Es stellt sich die Frage, ob die unterstützte Person in der Gemeinde B. einen Unterstützungswohnsitz begründet hat oder ob sie sich dort vor dem Klinikaufenthalt ab Mitte September 2024 lediglich aufgehalten hat.
Ich verstehe den Sachverhalt so, dass die unterstützte Person sich in der Gemeinde B. fest niederlassen und ihren Lebensmittelpunkt nach B. verlegen wollte. Es scheint, deshalb, dass sie mit dem Umzug nach B. einen Unterstützungswohnsitz in B. begründet hat, auch wenn sie nach lediglich 2 Wochen in eine Entzugsklinik eingetreten ist. Da mit dem Klinikaufenthalt nach Art. 5 bzw. Art. 9 Abs. 3 ZUG kein Unterstützungswohnsitz begründet werden kann, bliebe in diesem Fall die Gemeinde B. als Unterstützungswohnsitz zuständig, bis die unterstützte Person aus der Klinik austritt und allenfalls an einem dritten Ort einen neuen Unterstützungswohnsitz begründet. Sollte die unterstützte Person nicht die Absicht gehabt haben, sich in der Gemeinde B. fest nieder zu lassen, hatte sie lediglich Aufenthalt in der Gemeinde B. Dann ist diese nach dem Übergangsmonat und während dem Klinikaufenthalt nur dann unterstützungspflichtig, wenn die bedürftige Person auf ärztliche oder behördliche Anordnung hin in eine Klinik verbracht worden ist (Art. 11 Abs. 2 ZUG). Ansonsten ist die Gemeinde zuständig, in der sich die Klinik befindet.

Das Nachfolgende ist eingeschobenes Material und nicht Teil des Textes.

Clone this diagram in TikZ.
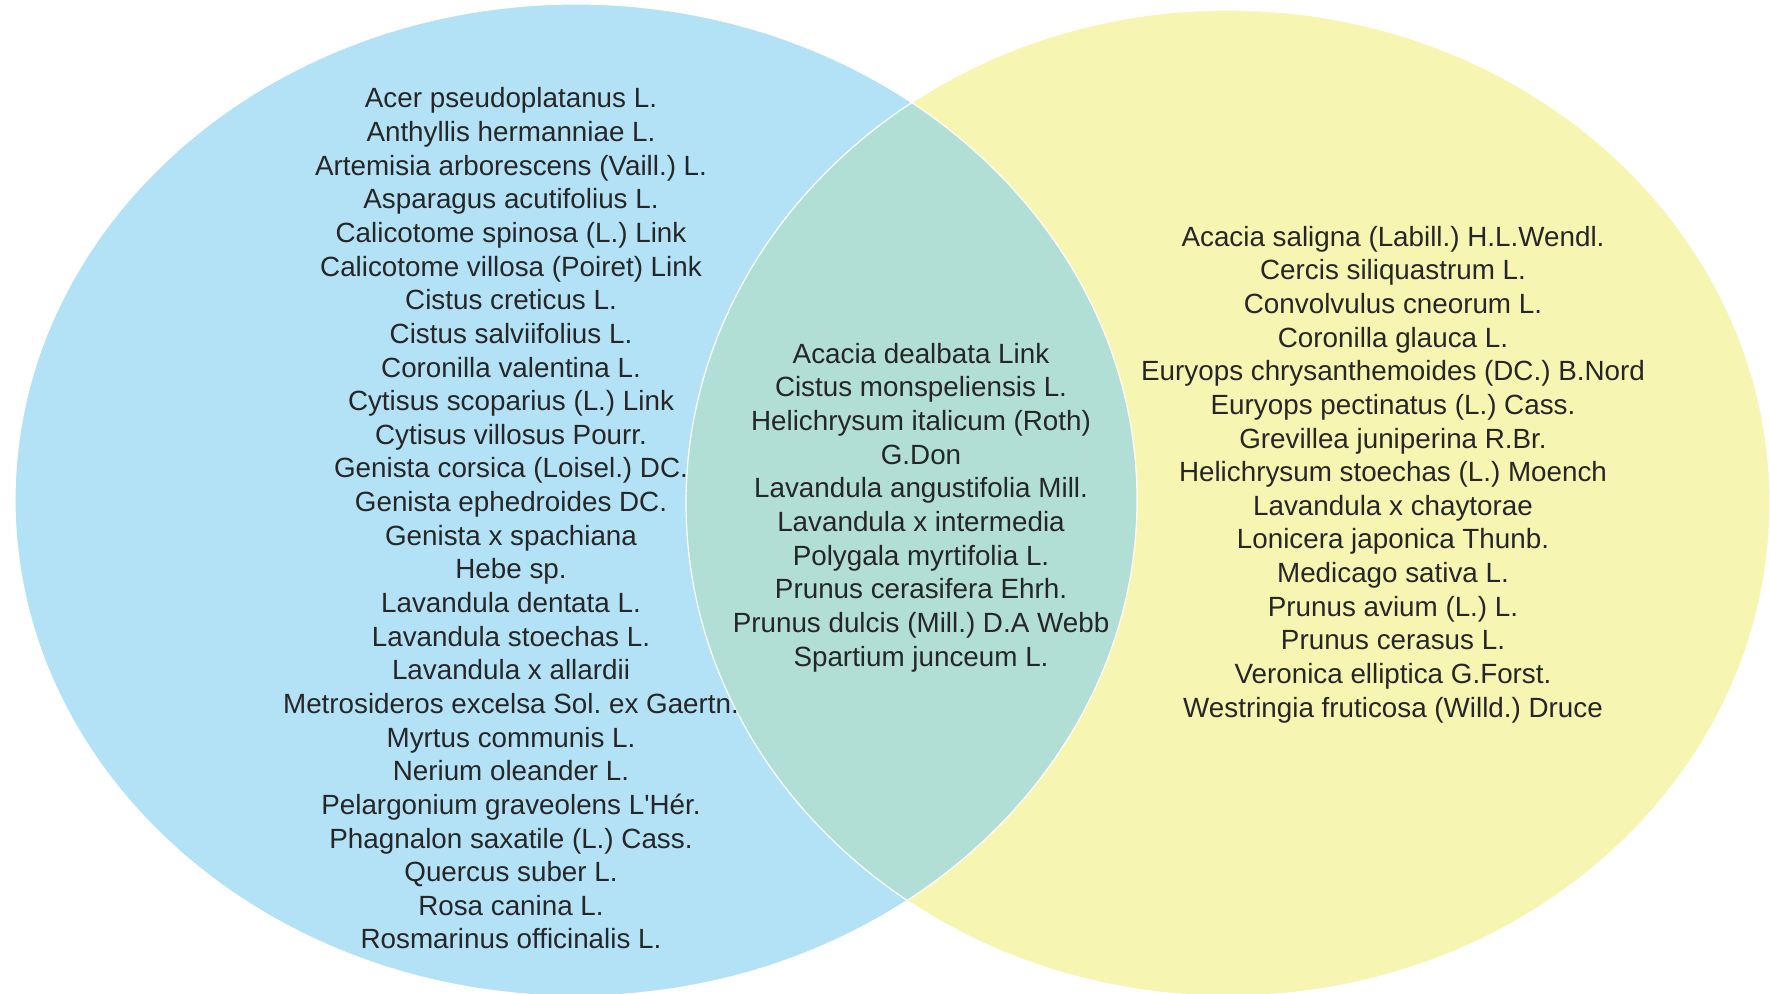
\documentclass[tikz,border=0pt]{standalone}
\usepackage{fontspec}
\setmainfont{Liberation Sans}[Ligatures=TeXOff]
\definecolor{blueC}{HTML}{B3E2F7}
\definecolor{yellowC}{HTML}{F7F5B2}
\definecolor{greenC}{HTML}{B1DED5}
\definecolor{textC}{HTML}{262626}
\frenchspacing
\begin{document}
\begin{tikzpicture}[x=0.5pt,y=-0.5pt,
  lst/.style={align=center, font=\fontsize{13.9pt}{16.82pt}\selectfont, text=textC, inner sep=0pt}]
\useasboundingbox (0,0) rectangle (1770,994);
\fill[blueC] (576,500) ellipse [x radius=280.5pt, y radius=248pt];
\fill[yellowC] (1228,503) ellipse [x radius=271pt, y radius=246.5pt];
\begin{scope}
  \clip (576,500) ellipse [x radius=280.5pt, y radius=248pt];
  \fill[greenC] (1228,503) ellipse [x radius=271pt, y radius=246.5pt];
\end{scope}
\draw[white, line width=0.6pt] (576,500) ellipse [x radius=280.5pt, y radius=248pt];
\draw[white, line width=0.6pt] (1228,503) ellipse [x radius=271pt, y radius=246.5pt];
\node[lst] (left) at (511,518.5) {Acer pseudoplatanus L.\\
Anthyllis hermanniae L.\\
Artemisia arborescens (Vaill.) L.\\
Asparagus acutifolius L.\\
Calicotome spinosa (L.) Link\\
Calicotome villosa (Poiret) Link\\
Cistus creticus L.\\
Cistus salviifolius L.\\
Coronilla valentina L.\\
Cytisus scoparius (L.) Link\\
Cytisus villosus Pourr.\\
Genista corsica (Loisel.) DC.\\
Genista ephedroides DC.\\
Genista x spachiana\\
Hebe sp.\\
Lavandula dentata L.\\
Lavandula stoechas L.\\
Lavandula x allardii\\
Metrosideros excelsa Sol. ex Gaertn.\\
Myrtus communis L.\\
Nerium oleander L.\\
Pelargonium graveolens L'Hér.\\
Phagnalon saxatile (L.) Cass.\\
Quercus suber L.\\
Rosa canina L.\\
Rosmarinus officinalis L.};
\node[lst] (mid) at (921,507.5) {Acacia dealbata Link\\
Cistus monspeliensis L.\\
Helichrysum italicum (Roth)\\
G.Don\\
Lavandula angustifolia Mill.\\
Lavandula x intermedia\\
Polygala myrtifolia L.\\
Prunus cerasifera Ehrh.\\
Prunus dulcis (Mill.) D.A Webb\\
Spartium junceum L.};
\node[lst] (right) at (1393,474.5) {Acacia saligna (Labill.) H.L.Wendl.\\
Cercis siliquastrum L.\\
Convolvulus cneorum L.\\
Coronilla glauca L.\\
Euryops chrysanthemoides (DC.) B.Nord\\
Euryops pectinatus (L.) Cass.\\
Grevillea juniperina R.Br.\\
Helichrysum stoechas (L.) Moench\\
Lavandula x chaytorae\\
Lonicera japonica Thunb.\\
Medicago sativa L.\\
Prunus avium (L.) L.\\
Prunus cerasus L.\\
Veronica elliptica G.Forst.\\
Westringia fruticosa (Willd.) Druce};
\end{tikzpicture}
\end{document}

Fazit: Ist die bedürftige Person freiwillig und ohne Druck durch die Gemeinde aus ihrer Wohnung in der Gemeinde A. ausgezogen, hat sie ihren Unterstützungswohnsitz in der Gemeinde A aufgegeben. Einen neuen Unterstützungswohnsitz in der Gemeinde B. hat sie dann begründet, wenn sie mit ihren Sachen und der Absicht, sich dort fest niederzulassen, dorthin gezogen ist, auch wenn sie bereits nach 2 Wochen in eine Klinik eingetreten ist.
Ich hoffe, Ihnen mit meiner Antwort helfen zu können.